On the positive side, the concepts might open possibilities for totally new ways of perceiving and handling products. This could lead to new value propositions and service models (e.g., recoating as a service) that incorporate careful design with use cues and clear product information. If well-maintained and regularly replaced, some products (like shoes) may last much longer than usual, since the AB plastic buffer prevents the wear of the durable plastic parts. This could not only extend the life of the main structure, but also create a long-term engagement with users. Furthermore, the replacement nature of the AB plastic component gives opportunities for modular design; for example, shoe soles with different profiles for different terrains, which potentially adds value to the user experience and sense of ownership and personalization.

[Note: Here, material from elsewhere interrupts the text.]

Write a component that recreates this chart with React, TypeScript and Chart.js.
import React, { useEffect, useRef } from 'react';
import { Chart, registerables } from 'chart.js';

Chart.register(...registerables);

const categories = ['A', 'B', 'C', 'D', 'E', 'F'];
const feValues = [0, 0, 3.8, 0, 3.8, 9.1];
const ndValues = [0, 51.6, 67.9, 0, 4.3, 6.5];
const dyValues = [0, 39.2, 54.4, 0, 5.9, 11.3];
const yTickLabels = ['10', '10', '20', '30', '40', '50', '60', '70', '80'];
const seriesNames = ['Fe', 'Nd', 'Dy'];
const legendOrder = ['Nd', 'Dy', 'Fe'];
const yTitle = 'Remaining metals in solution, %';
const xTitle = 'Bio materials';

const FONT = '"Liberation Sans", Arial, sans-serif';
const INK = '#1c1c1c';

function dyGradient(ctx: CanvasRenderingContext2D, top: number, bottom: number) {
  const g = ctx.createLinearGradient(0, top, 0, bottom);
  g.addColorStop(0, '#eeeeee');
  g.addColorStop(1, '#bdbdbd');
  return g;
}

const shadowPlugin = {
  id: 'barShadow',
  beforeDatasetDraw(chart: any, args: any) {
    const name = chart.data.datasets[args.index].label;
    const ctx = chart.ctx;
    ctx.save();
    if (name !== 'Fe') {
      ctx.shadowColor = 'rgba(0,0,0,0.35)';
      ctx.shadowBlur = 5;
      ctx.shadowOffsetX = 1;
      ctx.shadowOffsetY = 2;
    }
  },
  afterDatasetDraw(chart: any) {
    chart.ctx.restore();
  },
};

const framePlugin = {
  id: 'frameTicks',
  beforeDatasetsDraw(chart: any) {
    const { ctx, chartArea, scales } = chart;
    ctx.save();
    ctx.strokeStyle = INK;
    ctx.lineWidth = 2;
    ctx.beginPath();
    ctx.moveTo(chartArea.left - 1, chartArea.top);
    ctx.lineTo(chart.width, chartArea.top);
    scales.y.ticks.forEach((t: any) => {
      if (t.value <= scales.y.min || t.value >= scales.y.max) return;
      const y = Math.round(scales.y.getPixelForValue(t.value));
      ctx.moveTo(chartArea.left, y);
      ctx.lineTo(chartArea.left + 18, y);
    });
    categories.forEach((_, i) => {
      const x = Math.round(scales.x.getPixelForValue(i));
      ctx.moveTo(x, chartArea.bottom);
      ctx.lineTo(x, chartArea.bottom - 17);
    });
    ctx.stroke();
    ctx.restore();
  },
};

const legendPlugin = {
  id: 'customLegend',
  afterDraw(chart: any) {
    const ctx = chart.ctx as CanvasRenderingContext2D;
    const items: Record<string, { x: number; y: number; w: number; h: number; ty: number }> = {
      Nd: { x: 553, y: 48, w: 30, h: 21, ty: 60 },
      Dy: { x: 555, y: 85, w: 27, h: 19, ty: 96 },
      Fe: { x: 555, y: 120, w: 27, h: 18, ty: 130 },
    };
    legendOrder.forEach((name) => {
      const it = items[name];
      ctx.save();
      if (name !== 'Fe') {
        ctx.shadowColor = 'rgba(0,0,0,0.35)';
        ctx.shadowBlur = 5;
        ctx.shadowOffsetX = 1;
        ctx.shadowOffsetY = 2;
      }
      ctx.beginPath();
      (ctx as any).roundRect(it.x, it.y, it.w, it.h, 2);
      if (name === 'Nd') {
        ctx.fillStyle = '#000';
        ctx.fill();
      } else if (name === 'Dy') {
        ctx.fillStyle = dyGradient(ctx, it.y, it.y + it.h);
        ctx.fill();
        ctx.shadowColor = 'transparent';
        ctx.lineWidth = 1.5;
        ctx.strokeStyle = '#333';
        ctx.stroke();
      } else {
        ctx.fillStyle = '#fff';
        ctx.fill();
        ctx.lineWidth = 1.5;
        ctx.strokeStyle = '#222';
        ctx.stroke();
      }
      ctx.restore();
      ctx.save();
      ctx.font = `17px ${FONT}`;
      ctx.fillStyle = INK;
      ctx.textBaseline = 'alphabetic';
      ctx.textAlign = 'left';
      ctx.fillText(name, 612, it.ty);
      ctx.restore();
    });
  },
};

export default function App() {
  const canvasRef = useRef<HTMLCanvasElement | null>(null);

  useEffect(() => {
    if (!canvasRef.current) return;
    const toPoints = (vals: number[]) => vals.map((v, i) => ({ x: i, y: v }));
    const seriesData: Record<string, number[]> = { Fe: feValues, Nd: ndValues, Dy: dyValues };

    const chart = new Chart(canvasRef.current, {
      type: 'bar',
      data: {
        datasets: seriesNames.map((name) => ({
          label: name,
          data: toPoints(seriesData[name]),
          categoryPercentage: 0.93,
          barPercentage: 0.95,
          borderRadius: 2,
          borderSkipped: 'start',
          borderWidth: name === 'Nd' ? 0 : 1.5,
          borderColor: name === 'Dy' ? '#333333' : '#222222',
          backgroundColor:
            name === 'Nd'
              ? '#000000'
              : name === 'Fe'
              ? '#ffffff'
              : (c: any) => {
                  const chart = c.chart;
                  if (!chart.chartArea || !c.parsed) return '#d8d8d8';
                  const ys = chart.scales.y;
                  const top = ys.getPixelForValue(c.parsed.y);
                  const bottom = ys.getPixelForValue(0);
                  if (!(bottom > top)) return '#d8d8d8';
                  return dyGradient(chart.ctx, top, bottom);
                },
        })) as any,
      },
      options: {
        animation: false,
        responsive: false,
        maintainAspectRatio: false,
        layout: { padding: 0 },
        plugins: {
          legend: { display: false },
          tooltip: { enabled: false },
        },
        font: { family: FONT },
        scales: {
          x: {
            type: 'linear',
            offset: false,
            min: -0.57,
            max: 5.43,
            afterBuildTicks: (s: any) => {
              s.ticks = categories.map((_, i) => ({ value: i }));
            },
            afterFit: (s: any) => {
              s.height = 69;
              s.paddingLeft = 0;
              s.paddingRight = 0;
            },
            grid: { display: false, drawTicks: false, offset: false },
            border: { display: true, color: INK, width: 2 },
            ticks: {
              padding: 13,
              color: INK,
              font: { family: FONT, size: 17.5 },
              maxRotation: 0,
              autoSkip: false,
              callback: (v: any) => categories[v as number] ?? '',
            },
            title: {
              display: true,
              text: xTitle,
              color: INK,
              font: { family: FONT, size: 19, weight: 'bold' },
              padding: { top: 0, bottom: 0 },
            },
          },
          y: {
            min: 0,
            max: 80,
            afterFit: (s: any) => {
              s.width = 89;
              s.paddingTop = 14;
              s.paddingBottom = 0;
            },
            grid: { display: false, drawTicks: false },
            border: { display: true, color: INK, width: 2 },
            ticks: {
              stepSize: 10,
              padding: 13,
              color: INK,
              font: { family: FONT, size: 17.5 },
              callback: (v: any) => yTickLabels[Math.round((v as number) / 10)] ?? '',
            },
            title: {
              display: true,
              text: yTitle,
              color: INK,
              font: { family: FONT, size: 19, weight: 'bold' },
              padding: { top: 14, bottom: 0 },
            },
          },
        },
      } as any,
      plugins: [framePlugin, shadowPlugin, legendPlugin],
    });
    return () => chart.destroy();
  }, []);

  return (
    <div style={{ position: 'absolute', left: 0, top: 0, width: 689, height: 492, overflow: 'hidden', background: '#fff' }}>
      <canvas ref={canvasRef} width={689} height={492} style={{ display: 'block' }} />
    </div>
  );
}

People might be motivated to ‘do their bit’ to prevent microplastic pollution if it is made relatively straightforward and easy. If users understand that their maintenance and repair actions, such as replacing worn out AB parts or keeping products clean, actively contribute to reducing microplastic pollution, they may feel more willing to adopt these routines. Additionally, if the replacement cycle is in line with normal habits there is a chance of quicker acceptance. For instance, in the case with the modular toothbrush people are already used to replacing their toothbrush regularly.

While AB plastics bring interesting possibilities, they also bring challenges. Products might be perceived as inferior; seeing a shoe sole wear faster than usual or having a rope break faster than currently expected might be difficult for users to accept and may lead to rejection. Also, the fact that a product looks or feels different may be a reason to reject it.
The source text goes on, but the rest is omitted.